The drivers really are outside the OS. I've written a FireWire camera driver for QNX, and it's a user program. It's privileged in that it does map some real memory shared by the device, and it can talk to the device directly, so it could potentially cause a crash by making the device write someplace it shouldn't. (That's really a weakness in the PC's I/O architecture; there's no MMU between devices and memory, for historical reasons dating back to the original IBM PC.)
Debugging a driver is like debugging a normal program. You can even run a driver under a debugger. You can kill a driver while it's running, and it's no big deal. (If you have real memory mapped, it's not recovered until the next boot, so I had to restart my machine about once a week while doing driver development.) Mainframe people have been doing this since the 1960s, but it's rare on PCs.
The basic penalty for using a microkernel is one extra copy and context switch for every file system operation. If your system is doing anything besides I/O, you'll probably never notice. If you're running a web server that serves mostly plain pages (little Perl, Java, PHP, etc.), you'd probably notice the overhead.
So why are microkernels so rare? They're hard to write well. You can't just hack them together like a UNIX clone. There are some tough design problems to be solved. If those are botched, message passing performance will be terrible. Message passing and CPU scheduling need to work together. This forces certain design decisions in the scheduler. It's also why adding message passing to an existing system tends not to work well. The Hurd crowd has been thrashing on this issue for a decade. I would have loved to see something as good as QNX from the Hurd people. But it didn't happen.
Mach didn't really work out as a microkernel. Mach started from 4.3BSD (considered bloated in its day), and versions of Mach below 3 had 4.3BSD in the kernel. MacOS X is not a microkernel system; the BSD stuff is in the kernel. Basically, retrofitting a microkernel architecture to an existing UNIX kernel didn't work.
What you do get from a microkernel like QNX is predictablity. The kernel changes very little and is very reliable. Good microkernels, like QNX and IBM's VM, settle down into versions that almost never change and have very long MTBFs. This brings down total cost of ownership.
Linux was written on Minix and based partly on it (and partly on many other operating systems). But Linux does not and never did contain any Minix source code. For one Linux is a monolithic kernel and Minix is a microkernel. Not just different code but entirely different implementations. I highly recomment reading a usernet post from Andy Tanenbaum in 1992 titled "LINUX is obsolete" and the corresponding response from Linus.
Saying Java is nice because it works on all OS's is like saying that anal sex is nice because it works on all genders.
Hmmm, No...
It's a widely perpetuated myth that NT is a microkernel. It may have started out that way, but has long since grown through millikernel, centikernel, decikernel to full blown kernel... (and beyond if you count browser, media player and kitchen sink OS embedding)
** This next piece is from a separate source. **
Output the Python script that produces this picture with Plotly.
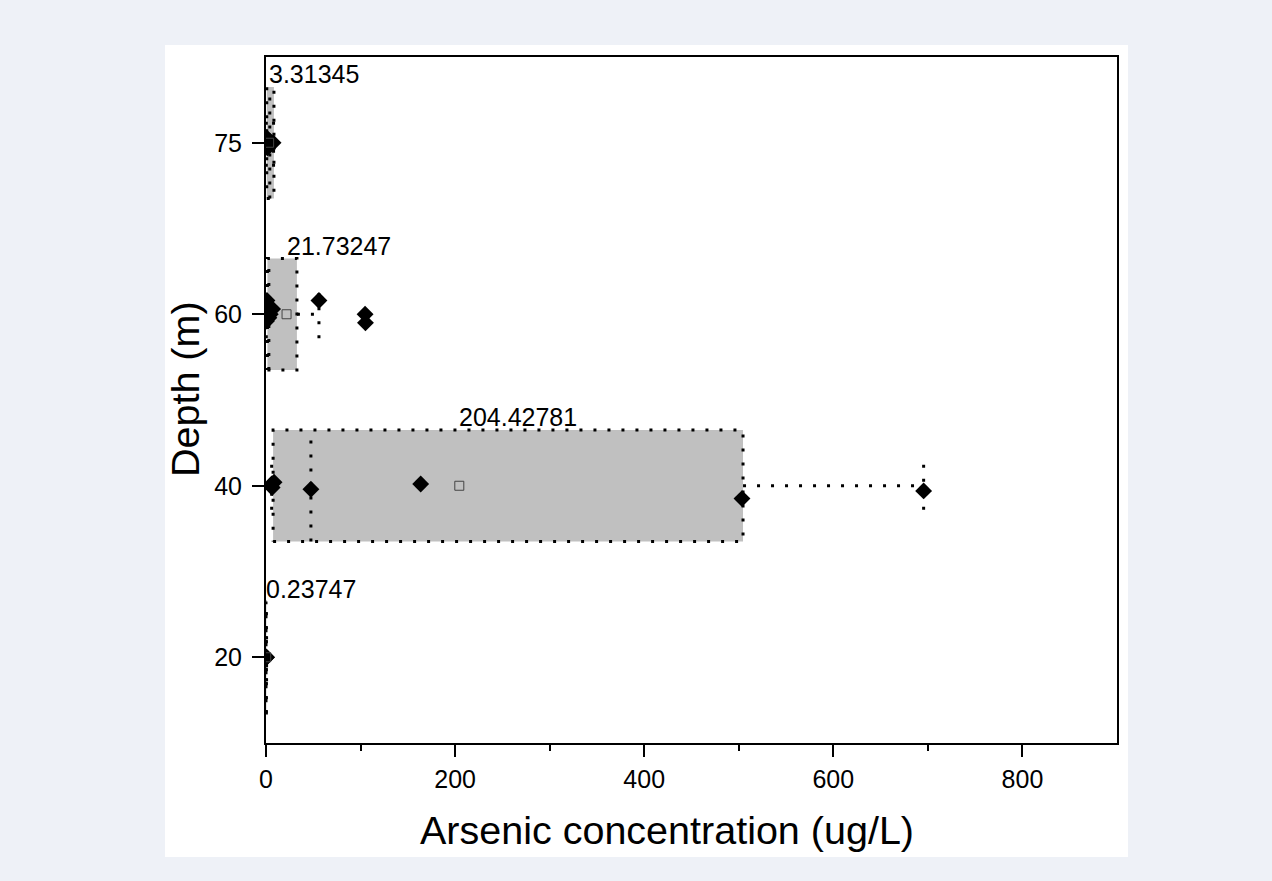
import plotly.graph_objects as go

# ---------------- data ----------------
depths = ["20", "40", "60", "75"]
means = [0.23747, 204.42781, 21.73247, 3.31345]
q1 = [0.0, 7.5, 1.5, 0.8]
medians = [0.1, 47.5, 3.0, 4.0]
q3 = [0.4, 504.5, 32.7, 8.4]
whisker_lo = [0.0, 6.0, 0.3, 0.3]
whisker_hi = [0.6, 695.5, 56.0, 8.0]

pts_20 = [0.05, 0.1, 0.2, 0.6]
pts_40 = [6.0, 6.5, 8.5, 47.5, 163.6, 503.4, 695.5]
pts_60 = [0.5, 1.0, 2.0, 3.0, 4.5, 7.0, 56.0, 104.8, 105.2]
pts_75 = [0.5, 1.5, 3.8, 7.45]
points = [pts_20, pts_40, pts_60, pts_75]

# small vertical spread of the overlaid data points (category units)
jit_20 = [0.0, 0.0, 0.0, 0.0]
jit_40 = [0.01, -0.01, 0.02, -0.02, 0.01, -0.075, -0.03]
jit_60 = [-0.04, 0.08, 0.05, -0.02, 0.0, 0.03, 0.08, 0.0, -0.05]
jit_75 = [0.03, -0.03, 0.01, 0.0]
jitters = [jit_20, jit_40, jit_60, jit_75]

x_ticks = [0, 200, 400, 600, 800]
x_title = "Arsenic concentration (ug/L)"
y_title = "Depth (m)"

# ---------------- styling ----------------
BOX_HALF = 0.325
CAP_HALF = 0.14
FILL = "#c0c0c0"
DOT = dict(color="black", width=3, dash="3px,11px")
FONT = "Liberation Sans, Arial, sans-serif"

fig = go.Figure()

for i, d in enumerate(depths):
    yc = i
    # box
    fig.add_trace(go.Scatter(
        x=[q1[i], q3[i], q3[i], q1[i], q1[i]],
        y=[yc - BOX_HALF, yc - BOX_HALF, yc + BOX_HALF, yc + BOX_HALF, yc - BOX_HALF],
        mode="lines", fill="toself", fillcolor=FILL, line=DOT,
        hoverinfo="skip", showlegend=False))
    # median
    fig.add_trace(go.Scatter(
        x=[medians[i], medians[i]], y=[yc - BOX_HALF, yc + BOX_HALF],
        mode="lines", line=DOT, hoverinfo="skip", showlegend=False))
    # whiskers
    fig.add_trace(go.Scatter(
        x=[q3[i], whisker_hi[i], None, whisker_hi[i], whisker_hi[i],
           None, q1[i], whisker_lo[i], None, whisker_lo[i], whisker_lo[i]],
        y=[yc, yc, None, yc - CAP_HALF, yc + CAP_HALF,
           None, yc, yc, None, yc - CAP_HALF, yc + CAP_HALF],
        mode="lines", line=DOT, hoverinfo="skip", showlegend=False))

# data points
for i, d in enumerate(depths):
    fig.add_trace(go.Scatter(
        x=points[i], y=[i + j for j in jitters[i]],
        mode="markers",
        marker=dict(symbol="diamond", size=13, color="black"),
        showlegend=False, name=d + " m"))

# mean markers
fig.add_trace(go.Scatter(
    x=means, y=list(range(len(depths))), mode="markers",
    marker=dict(symbol="square-open", size=9, color="#444444", line=dict(width=1)),
    showlegend=False, name="mean"))

# mean labels
for i, m in enumerate(means):
    fig.add_annotation(x=m, y=i + BOX_HALF, text=f"{m:.5f}", showarrow=False,
                       xanchor="left", yanchor="bottom", xshift=-2, yshift=-3,
                       font=dict(family=FONT, size=25, color="black"))

# axis titles (positioned like the reference)
fig.add_annotation(x=0.4712, y=-0.1268, xref="paper", yref="paper", text=x_title,
                   showarrow=False, xanchor="center", yanchor="middle",
                   font=dict(family=FONT, size=39.5, color="black"))
fig.add_annotation(x=-0.0952, y=0.516, xref="paper", yref="paper", text=y_title,
                   showarrow=False, xanchor="center", yanchor="middle", textangle=-90,
                   font=dict(family=FONT, size=39.5, color="black"))

# white figure panel on the page background
fig.add_shape(type="rect", xref="paper", yref="paper",
              x0=-0.1187, x1=1.0129, y0=-0.166, y1=1.0175,
              fillcolor="white", line=dict(width=0), layer="below")

fig.update_layout(
    width=1272, height=881,
    margin=dict(l=266, r=155, t=57, b=138),
    paper_bgcolor="#eef1f7", plot_bgcolor="white",
    font=dict(family=FONT, color="black"),
    showlegend=False,
)
fig.update_xaxes(
    range=[0, 900], tickvals=x_ticks, ticks="outside", ticklen=12, tickwidth=2,
    tickcolor="black", showline=True, linewidth=2, linecolor="black", mirror=True,
    showgrid=False, zeroline=False, tickfont=dict(size=25), ticklabelstandoff=1,
    minor=dict(tickvals=[100, 300, 500, 700], ticks="outside", ticklen=6,
               tickwidth=2, tickcolor="black", showgrid=False),
)
fig.update_yaxes(
    range=[-0.5, 3.5], tickvals=list(range(len(depths))), ticktext=depths,
    ticks="outside", ticklen=12, tickwidth=2, tickcolor="black",
    showline=True, linewidth=2, linecolor="black", mirror=True,
    showgrid=False, zeroline=False, tickfont=dict(size=25), ticklabelstandoff=5,
)

fig.write_html(
    "out.html",
    config={"displayModeBar": False},
    post_script="document.body.style.margin='0px';"
                "document.body.style.background='#eef1f7';"
                "document.documentElement.style.overflow='hidden';",
)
The linked letter from Prof Tanenbaum touches on this point too... He says:
Dynamically loadable modules does not make Linux a microkernel design. It would only be a microkernel if the filesystem code ran in a different address space. But because ext3.o runs in the same address space as the kernel, it is most definitely a monolithic design. It is not a "microkernel design running as a monolithic kernel". That's just a nonsensical statement.
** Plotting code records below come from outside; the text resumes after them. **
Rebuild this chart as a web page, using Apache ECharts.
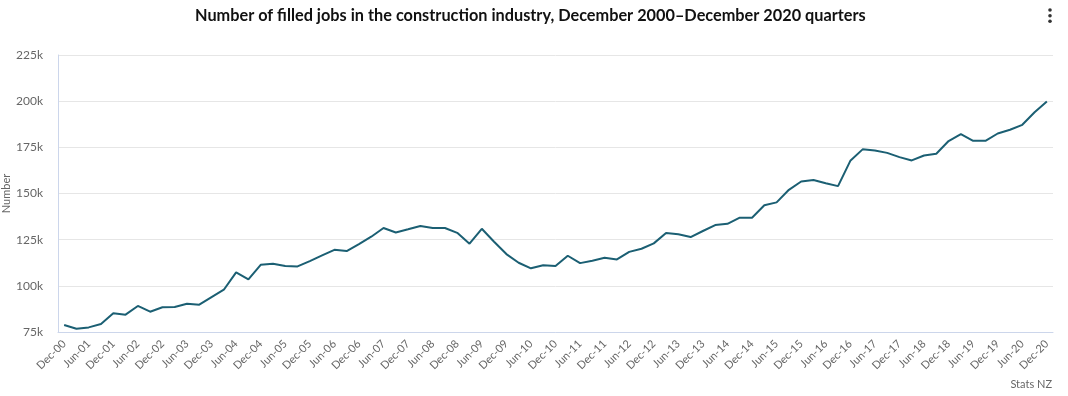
<!DOCTYPE html>
<html><head><meta charset="utf-8">
<script src="https://cdn.jsdelivr.net/npm/echarts@6/dist/echarts.min.js"></script>
<style>html,body{margin:0;padding:0;background:#fff}#c{width:1068px;height:396px}</style>
</head><body><div id="c"></div>
<script>
const titleText = 'Number of filled jobs in the construction industry, December 2000–December 2020 quarters';
const yTicks = [75000, 100000, 125000, 150000, 175000, 200000, 225000];
const quarterMonths = ['Mar', 'Jun', 'Sep', 'Dec'];
const categories = ['Dec-00'];
for (let y = 1; y <= 20; y++) {
  for (const m of quarterMonths) categories.push(m + '-' + String(y).padStart(2, '0'));
}
const filledJobs = [
  78800, 76800, 77500, 79300, 85100, 84400, 89100, 86000, 88400, 88500,
  90300, 89800, 93900, 97900, 107300, 103500, 111400, 112000, 110700, 110500,
  113400, 116500, 119500, 118800, 122600, 126600, 131300, 128900, 130600, 132400,
  131300, 131300, 128700, 122800, 130900, 123900, 117200, 112500, 109500, 111100,
  110700, 116300, 112300, 113600, 115200, 114300, 118400, 120100, 123000, 128600,
  127900, 126400, 129700, 132900, 133600, 136900, 136900, 143600, 145200, 152000,
  156500, 157300, 155600, 154000, 167700, 173900, 173300, 172000, 169700, 167900,
  170600, 171500, 178400, 182100, 178500, 178500, 182500, 184500, 187200, 194000,
  199800
];
const font = 'Lato, "Open Sans", sans-serif';
const chart = echarts.init(document.getElementById('c'));
chart.setOption({
  animation: false,
  title: {
    text: titleText, left: 190, top: 3,
    textStyle: { fontFamily: font, fontWeight: 'bold', fontSize: 16.3, color: '#111' }
  },
  grid: { left: 58, right: 15, top: 55, bottom: 64, outerBoundsMode: 'none', containLabel: false },
  xAxis: {
    type: 'category', data: categories, boundaryGap: true,
    axisLine: { lineStyle: { color: '#ccd6eb' } },
    axisTick: { alignWithLabel: true, interval: 1, length: 8, lineStyle: { color: '#ccd6eb' } },
    axisLabel: { interval: 1, rotate: 45, margin: 10, fontFamily: font, fontSize: 11, color: '#666' }
  },
  yAxis: {
    type: 'value', min: yTicks[0], max: yTicks[yTicks.length - 1], interval: 25000,
    name: 'Number', nameLocation: 'middle', nameGap: 46, nameRotate: 90, nameMoveOverlap: false,
    nameTextStyle: { fontFamily: font, fontSize: 11, color: '#666' },
    axisLine: { show: true, lineStyle: { color: '#ccd6eb' } },
    axisTick: { show: false },
    splitLine: { lineStyle: { color: '#e6e6e6' } },
    axisLabel: { margin: 15, fontFamily: font, fontSize: 12, color: '#666',
      formatter: v => (v / 1000) + 'k' }
  },
  series: [{
    type: 'line', data: filledJobs, symbol: 'none',
    lineStyle: { color: '#1b5f73', width: 2 }
  }],
  graphic: [
    { type: 'text', right: 16, bottom: 6, style: { text: 'Stats NZ', fontFamily: font, fontSize: 11, fill: '#666' } },
    { type: 'circle', shape: { cx: 1050, cy: 10, r: 1.8 }, style: { fill: '#333' } },
    { type: 'circle', shape: { cx: 1050, cy: 15.7, r: 1.8 }, style: { fill: '#333' } },
    { type: 'circle', shape: { cx: 1050, cy: 21.3, r: 1.8 }, style: { fill: '#333' } }
  ]
});
</script></body></html>
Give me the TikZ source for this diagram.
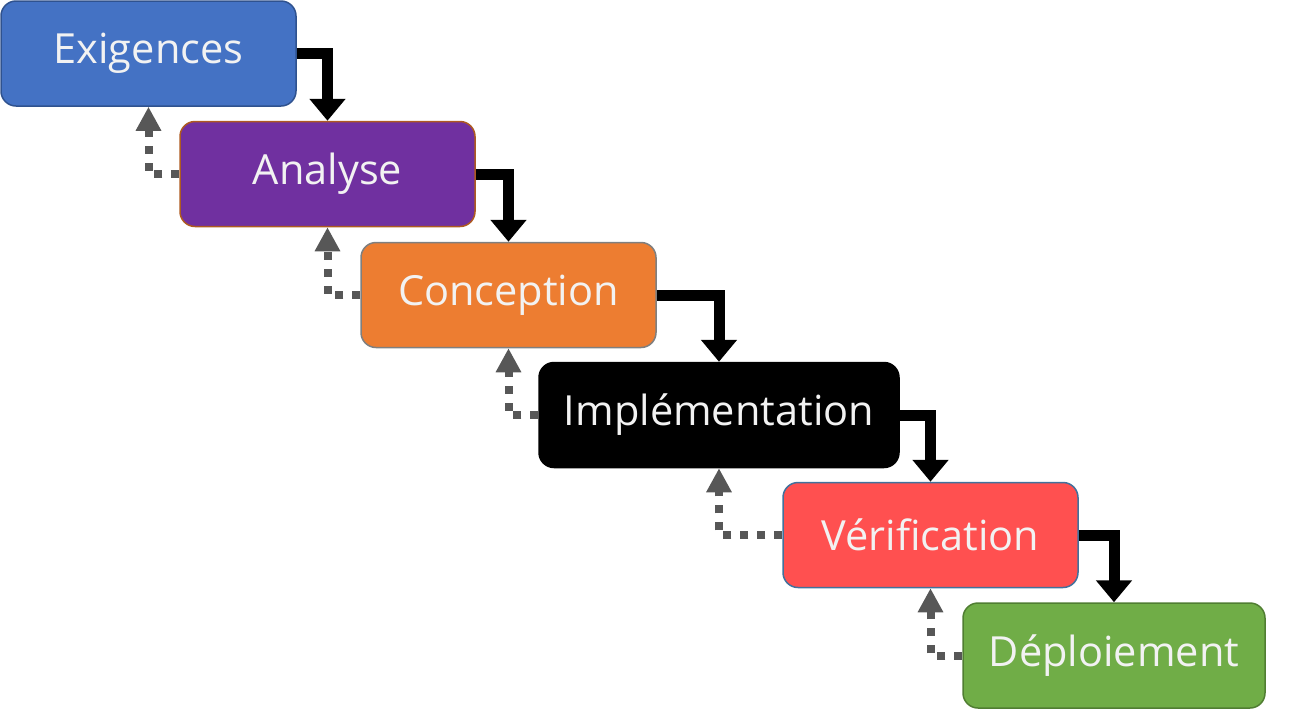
\documentclass[tikz,border=0pt]{standalone}
\usepackage{fontspec}
\setmainfont{Open Sans}
\usetikzlibrary{arrows.meta}
\definecolor{cBlue}{HTML}{4472C4}
\definecolor{cBlueB}{HTML}{2F528F}
\definecolor{cPurple}{HTML}{7030A0}
\definecolor{cPurpleB}{HTML}{AE5A21}
\definecolor{cOrange}{HTML}{ED7D31}
\definecolor{cOrangeB}{HTML}{7F7F7F}
\definecolor{cRed}{HTML}{FF5050}
\definecolor{cRedB}{HTML}{41719C}
\definecolor{cGreen}{HTML}{70AD47}
\definecolor{cGreenB}{HTML}{507E32}
\definecolor{cGrey}{HTML}{575757}
\definecolor{cText}{HTML}{F2F2F2}
\begin{document}
\begin{tikzpicture}[x=1pt,y=-1pt,
  phase/.style={rectangle, rounded corners=15pt, line width=1.5pt, inner sep=0pt,
    minimum width=295pt, minimum height=105pt, text=cText,
    font=\fontsize{41.5}{50}\selectfont},
  fwd/.style={line width=11pt, draw=black, -{Triangle[width=35pt,length=22pt]}},
  back/.style={line width=8pt, draw=cGrey, dash pattern=on 8pt off 9pt,
    -{Triangle[width=24pt,length=24pt]}}
]
\useasboundingbox (0,0) rectangle (1302,710);
\node[phase, fill=cBlue, draw=cBlueB] (a) at (148.5,53.5) {Exigences};
\node[phase, fill=cPurple, draw=cPurpleB] (b) at (327.5,174) {Analyse};
\node[phase, fill=cOrange, draw=cOrangeB] (c) at (508.5,295) {Conception};
\node[phase, fill=black, draw=black, minimum width=360pt] (d) at (719,415) {Implémentation};
\node[phase, fill=cRed, draw=cRedB] (e) at (930.5,535) {Vérification};
\node[phase, fill=cGreen, draw=cGreenB, minimum width=302pt] (f) at (1114,655.5) {Déploiement};
\draw[fwd] (a.east) -| (b.north);
\draw[fwd] (b.east) -| (c.north);
\draw[fwd] (c.east) -| (d.north);
\draw[fwd] (d.east) -| (e.north);
\draw[fwd] (e.east) -| (f.north);
\draw[back] (b.west) -| (a.south);
\draw[back] (c.west) -| (b.south);
\draw[back] (d.west) -| (c.south);
\draw[back] (e.west) -| (d.south);
\draw[back] (f.west) -| (e.south);
\end{tikzpicture}
\end{document}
You clearly understand that the significant distinction between microkernel and monolithic is the address space for the subsystems. So I can't understand why you'd suggest that kernel modules makes Linux "essentially a microkernel design". Look at the address space for ext3.o; it's kernel space.
I don't see Linux evolving into a microkernel until there's hardware support for cross address space branching. Don't hold your breath.